Quantum behavior in nanoscale ballistic rectifiers and artificial materials

TL;DR

This study investigates quantum effects in nanoscale ballistic rectifiers and artificial materials at low temperatures, revealing a transition from classical to quantum transport and oscillatory behavior in device output.

Contribution

It introduces a quantum transport model explaining low-temperature phenomena in nanoscale devices and artificial nanomaterials, highlighting a transition from classical to quantum regimes.

Findings

DC output voltage changes sign with temperature

Observation of oscillatory output at low temperatures

Similar behaviors in ballistic rectifiers and artificial nanomaterials

Abstract

Low-temperature experiments are performed on novel nanoscale nonlinear devices (ballistic rectifiers) as well as nano-structured artificial materials, fabricated from an InP/InGaAs quantum well wafer.
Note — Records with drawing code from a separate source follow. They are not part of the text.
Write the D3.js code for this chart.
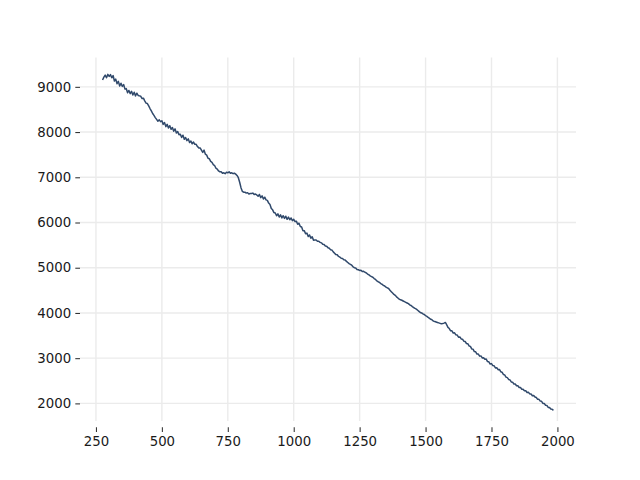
<!DOCTYPE html>
<html>
<head>
<meta charset="utf-8">
<script src="https://cdn.jsdelivr.net/npm/d3@7"></script>
<style>
  html, body { margin: 0; padding: 0; background: #ffffff; }
  svg { display: block; }
</style>
</head>
<body>
<svg id="chart" width="640" height="480"></svg>
<script>
// ---- data ----
const xStart = 275;
const xStep = 5;
const yValues = [
  9150, 9215, 9260, 9200, 9275,
  9230, 9270, 9200, 9250, 9130, 9170, 9070, 9120, 9020, 9080,
  9010, 9050, 8950, 8960, 8870, 8920, 8850, 8900, 8820, 8880,
  8800, 8860, 8810, 8800, 8790, 8740, 8750, 8690, 8640, 8630,
  8580, 8520, 8470, 8410, 8370, 8320, 8280, 8240, 8270, 8230,
  8250, 8170, 8210, 8120, 8170, 8090, 8140, 8060, 8100, 8020,
  8070, 7980, 8010, 7940, 7950, 7880, 7930, 7840, 7880, 7810,
  7850, 7770, 7800, 7740, 7780, 7730, 7730, 7680, 7650, 7650,
  7600, 7550, 7600, 7510, 7490, 7420, 7410, 7350, 7330, 7280,
  7260, 7200, 7180, 7140, 7120, 7120, 7090, 7100, 7080, 7110,
  7100, 7120, 7090, 7100, 7080, 7090, 7070, 7040, 6990, 6890,
  6770, 6690, 6670, 6670, 6650, 6660, 6630, 6640, 6640, 6650,
  6620, 6630, 6610, 6580, 6620, 6550, 6590, 6520, 6560, 6500,
  6490, 6430, 6400, 6310, 6280, 6220, 6210, 6150, 6190, 6120,
  6170, 6100, 6150, 6090, 6140, 6070, 6120, 6060, 6100, 6040,
  6070, 6020, 6030, 5960, 5985, 5910, 5900, 5820, 5820, 5750,
  5765, 5690, 5725, 5655, 5685, 5610, 5615, 5615, 5585, 5585,
  5560, 5550, 5520, 5515, 5480, 5475, 5440, 5430, 5395, 5390,
  5350, 5320, 5290, 5285, 5250, 5235, 5210, 5205, 5175, 5170,
  5140, 5115, 5090, 5075, 5055, 5020, 5000, 4995, 4960, 4955,
  4940, 4945, 4915, 4920, 4900, 4885, 4860, 4845, 4820, 4805,
  4790, 4760, 4740, 4710, 4690, 4675, 4650, 4635, 4610, 4595,
  4570, 4555, 4540, 4500, 4470, 4440, 4410, 4390, 4355, 4330,
  4305, 4290, 4280, 4265, 4250, 4235, 4220, 4205, 4180, 4165,
  4140, 4120, 4100, 4085, 4060, 4035, 4010, 4000, 3980, 3965,
  3940, 3925, 3900, 3880, 3860, 3845, 3820, 3810, 3800, 3790,
  3780, 3770, 3760, 3765, 3775, 3790, 3740, 3680, 3655, 3605,
  3605, 3555, 3560, 3515, 3510, 3465, 3470, 3425, 3420, 3375,
  3370, 3325, 3320, 3270, 3260, 3205, 3200, 3145, 3140, 3090,
  3090, 3045, 3050, 3005, 3010, 2975, 2980, 2925, 2920, 2870,
  2880, 2835, 2830, 2785, 2790, 2745, 2750, 2700, 2690, 2640,
  2630, 2580, 2570, 2530, 2520, 2475, 2470, 2430, 2430, 2390,
  2390, 2350, 2350, 2310, 2310, 2280, 2280, 2240, 2245, 2210,
  2210, 2170, 2175, 2140, 2130, 2090, 2090, 2050, 2045, 2000,
  2000, 1960, 1955, 1910, 1910, 1875, 1870, 1845
];
const xTickValues = [250, 500, 750, 1000, 1250, 1500, 1750, 2000];
const yTickValues = [2000, 3000, 4000, 5000, 6000, 7000, 8000, 9000];

const data = yValues.map((v, i) => ({ x: xStart + i * xStep, y: v }));

// ---- layout ----
const plotLeft = 80, plotRight = 576, plotTop = 57.6, plotBottom = 427.2;
const gridBottom = 421;

const svg = d3.select("#chart");

const xExt = d3.extent(data, d => d.x);
const yExt = d3.extent(data, d => d.y);
const xPad = (xExt[1] - xExt[0]) * 0.05;
const yPad = (yExt[1] - yExt[0]) * 0.05;

const x = d3.scaleLinear().domain([xExt[0] - xPad, xExt[1] + xPad]).range([plotLeft, plotRight]);
const y = d3.scaleLinear().domain([yExt[0] - yPad, yExt[1] + yPad]).range([plotBottom, plotTop]);

// grid
const grid = svg.append("g").attr("class", "grid");
grid.selectAll("line.vx").data(xTickValues).enter().append("line")
  .attr("x1", d => x(d)).attr("x2", d => x(d))
  .attr("y1", plotTop).attr("y2", gridBottom)
  .attr("stroke", "#ebebeb").attr("stroke-width", 1.4);
grid.selectAll("line.hy").data(yTickValues).enter().append("line")
  .attr("x1", plotLeft).attr("x2", plotRight)
  .attr("y1", d => y(d)).attr("y2", d => y(d))
  .attr("stroke", "#ebebeb").attr("stroke-width", 1.4);

// axes
const fontFamily = "'DejaVu Sans', sans-serif";
const xAxis = d3.axisBottom(x).tickValues(xTickValues).tickSize(4.7).tickPadding(4.2).tickFormat(d3.format("d"));
const yAxis = d3.axisLeft(y).tickValues(yTickValues).tickSize(4.7).tickPadding(4.2).tickFormat(d3.format("d"));

const gx = svg.append("g").attr("transform", `translate(0,${plotBottom})`).call(xAxis);
const gy = svg.append("g").attr("transform", `translate(${plotLeft},0)`).call(yAxis);
[gx, gy].forEach(g => {
  g.select(".domain").remove();
  g.selectAll(".tick line").attr("stroke", "#333333").attr("stroke-width", 1.07);
  g.selectAll(".tick text").attr("fill", "#1a1a1a")
    .style("font-family", fontFamily).style("font-size", "13.3px");
});

// line
const line = d3.line().x(d => x(d.x)).y(d => y(d.y));
svg.append("path").datum(data)
  .attr("d", line)
  .attr("fill", "none")
  .attr("stroke", "#30496b")
  .attr("stroke-width", 1.5)
  .attr("stroke-linejoin", "round");
</script>
</body>
</html>
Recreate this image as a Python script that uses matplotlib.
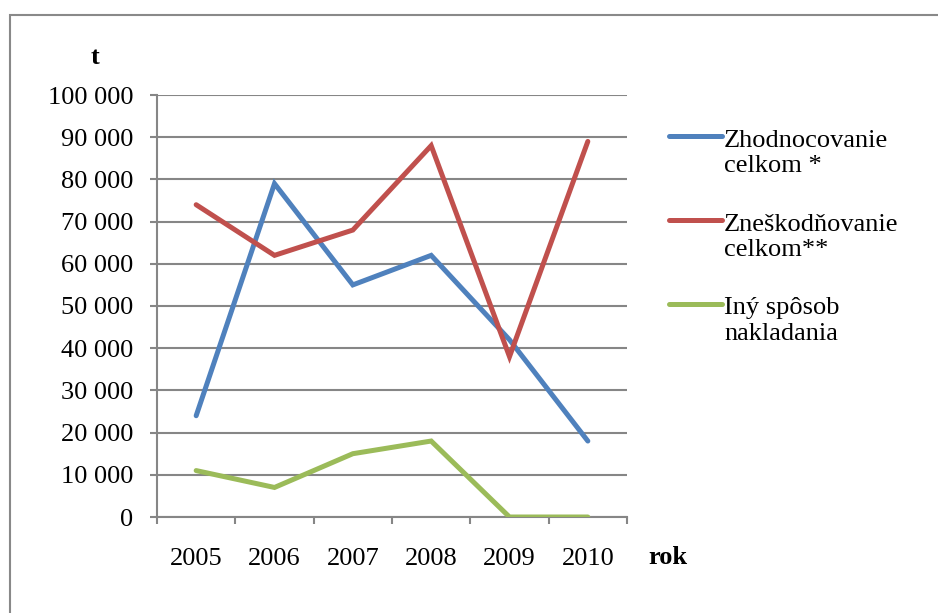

A DC output is generated between the lower and upper contacts of these devices, when an AC voltage is applied between the left and right contacts. As the temperature is lowered from room temperature, the DC output voltage of the ballistic rectifiers gradually changes from negative to positive. Since the negative output at high temperatures has been well understood in the framework of the classical ballistic electron transport, our results indicate that the electron transport comes into a new physical regime at low temperatures. Furthermore, we find that at even lower temperatures, the devices generate a pronounced oscillatory output as a function of the applied bias. Very similar phenomena are observed in the artificial nanomaterials, suggesting the existence of a common mechanism. We present a simple model based on quantum transport, which explains the key phenomena that we have observed at low temperatures.